Aim of the task: Everything from the first line of the data through the line with "const reorder = arr" is to be echoed exactly, minus the pictures.

Information supplied:
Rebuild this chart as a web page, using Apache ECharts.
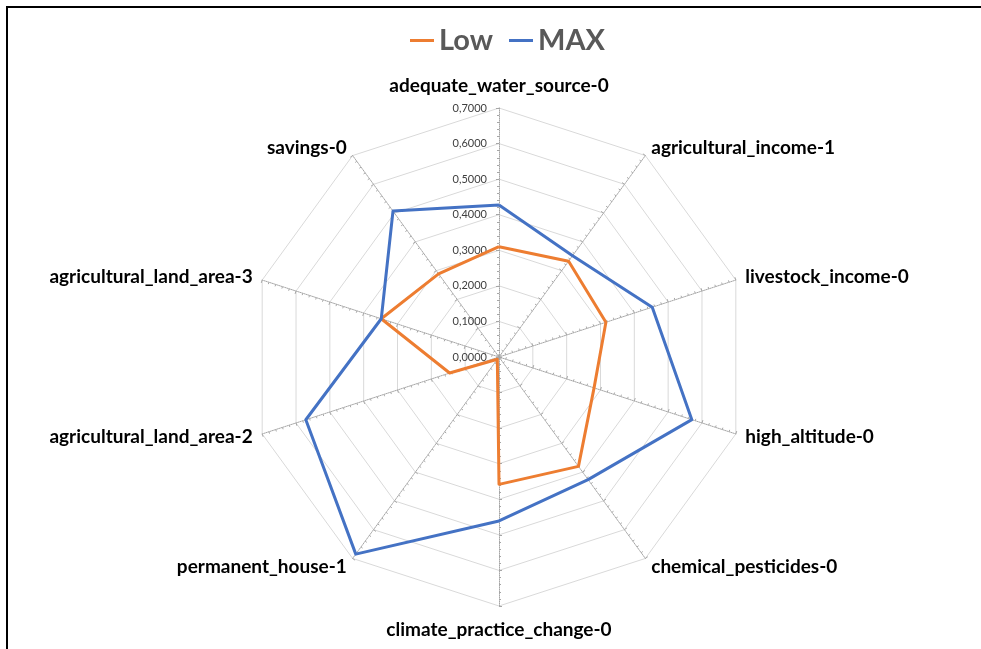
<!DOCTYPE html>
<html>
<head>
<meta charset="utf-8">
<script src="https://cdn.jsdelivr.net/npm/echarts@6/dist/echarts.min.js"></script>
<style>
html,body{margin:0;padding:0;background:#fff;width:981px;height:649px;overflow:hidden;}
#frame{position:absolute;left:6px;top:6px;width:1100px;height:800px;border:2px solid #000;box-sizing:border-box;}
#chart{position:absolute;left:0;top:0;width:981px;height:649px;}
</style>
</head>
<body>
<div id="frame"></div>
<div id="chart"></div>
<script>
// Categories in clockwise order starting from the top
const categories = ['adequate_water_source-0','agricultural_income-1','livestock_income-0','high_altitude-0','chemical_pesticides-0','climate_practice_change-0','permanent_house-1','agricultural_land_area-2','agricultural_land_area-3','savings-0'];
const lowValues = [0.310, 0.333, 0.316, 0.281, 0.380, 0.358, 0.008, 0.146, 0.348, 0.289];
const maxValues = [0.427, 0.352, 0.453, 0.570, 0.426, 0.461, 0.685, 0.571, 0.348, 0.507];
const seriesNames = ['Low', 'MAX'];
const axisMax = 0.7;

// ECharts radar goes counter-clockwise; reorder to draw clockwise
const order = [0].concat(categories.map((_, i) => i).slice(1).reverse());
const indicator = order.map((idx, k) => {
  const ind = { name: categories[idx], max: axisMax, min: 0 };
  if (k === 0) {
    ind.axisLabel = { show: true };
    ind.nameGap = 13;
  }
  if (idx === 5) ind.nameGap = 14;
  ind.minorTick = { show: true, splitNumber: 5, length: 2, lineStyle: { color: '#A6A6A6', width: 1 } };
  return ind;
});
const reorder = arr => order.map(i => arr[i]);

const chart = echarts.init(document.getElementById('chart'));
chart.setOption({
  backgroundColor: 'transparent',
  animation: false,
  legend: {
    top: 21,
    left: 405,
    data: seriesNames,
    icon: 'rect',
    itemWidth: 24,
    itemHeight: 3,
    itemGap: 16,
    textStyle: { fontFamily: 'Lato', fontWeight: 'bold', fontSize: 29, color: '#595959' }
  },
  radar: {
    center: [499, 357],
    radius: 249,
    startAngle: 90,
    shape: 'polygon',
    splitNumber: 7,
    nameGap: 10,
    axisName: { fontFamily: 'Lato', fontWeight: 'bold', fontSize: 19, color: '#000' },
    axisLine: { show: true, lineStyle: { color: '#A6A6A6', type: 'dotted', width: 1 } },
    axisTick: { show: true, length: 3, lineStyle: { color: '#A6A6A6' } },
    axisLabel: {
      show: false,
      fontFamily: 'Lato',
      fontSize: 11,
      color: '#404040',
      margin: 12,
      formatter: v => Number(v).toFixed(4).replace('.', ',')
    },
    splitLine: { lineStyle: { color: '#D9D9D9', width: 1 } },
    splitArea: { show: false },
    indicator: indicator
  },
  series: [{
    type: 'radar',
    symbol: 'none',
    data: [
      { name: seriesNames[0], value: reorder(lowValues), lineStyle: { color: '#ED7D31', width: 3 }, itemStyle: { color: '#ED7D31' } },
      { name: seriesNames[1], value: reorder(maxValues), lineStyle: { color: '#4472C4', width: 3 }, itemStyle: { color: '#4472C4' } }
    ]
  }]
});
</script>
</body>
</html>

In response:
Rebuild this chart as a web page, using Apache ECharts.
<!DOCTYPE html>
<html>
<head>
<meta charset="utf-8">
<script src="https://cdn.jsdelivr.net/npm/echarts@6/dist/echarts.min.js"></script>
<style>
html,body{margin:0;padding:0;background:#fff;width:981px;height:649px;overflow:hidden;}
#frame{position:absolute;left:6px;top:6px;width:1100px;height:800px;border:2px solid #000;box-sizing:border-box;}
#chart{position:absolute;left:0;top:0;width:981px;height:649px;}
</style>
</head>
<body>
<div id="frame"></div>
<div id="chart"></div>
<script>
// Categories in clockwise order starting from the top
const categories = ['adequate_water_source-0','agricultural_income-1','livestock_income-0','high_altitude-0','chemical_pesticides-0','climate_practice_change-0','permanent_house-1','agricultural_land_area-2','agricultural_land_area-3','savings-0'];
const lowValues = [0.310, 0.333, 0.316, 0.281, 0.380, 0.358, 0.008, 0.146, 0.348, 0.289];
const maxValues = [0.427, 0.352, 0.453, 0.570, 0.426, 0.461, 0.685, 0.571, 0.348, 0.507];
const seriesNames = ['Low', 'MAX'];
const axisMax = 0.7;

// ECharts radar goes counter-clockwise; reorder to draw clockwise
const order = [0].concat(categories.map((_, i) => i).slice(1).reverse());
const indicator = order.map((idx, k) => {
  const ind = { name: categories[idx], max: axisMax, min: 0 };
  if (k === 0) {
    ind.axisLabel = { show: true };
    ind.nameGap = 13;
  }
  if (idx === 5) ind.nameGap = 14;
  ind.minorTick = { show: true, splitNumber: 5, length: 2, lineStyle: { color: '#A6A6A6', width: 1 } };
  return ind;
});
const reorder = arr => order.map(i => arr[i]);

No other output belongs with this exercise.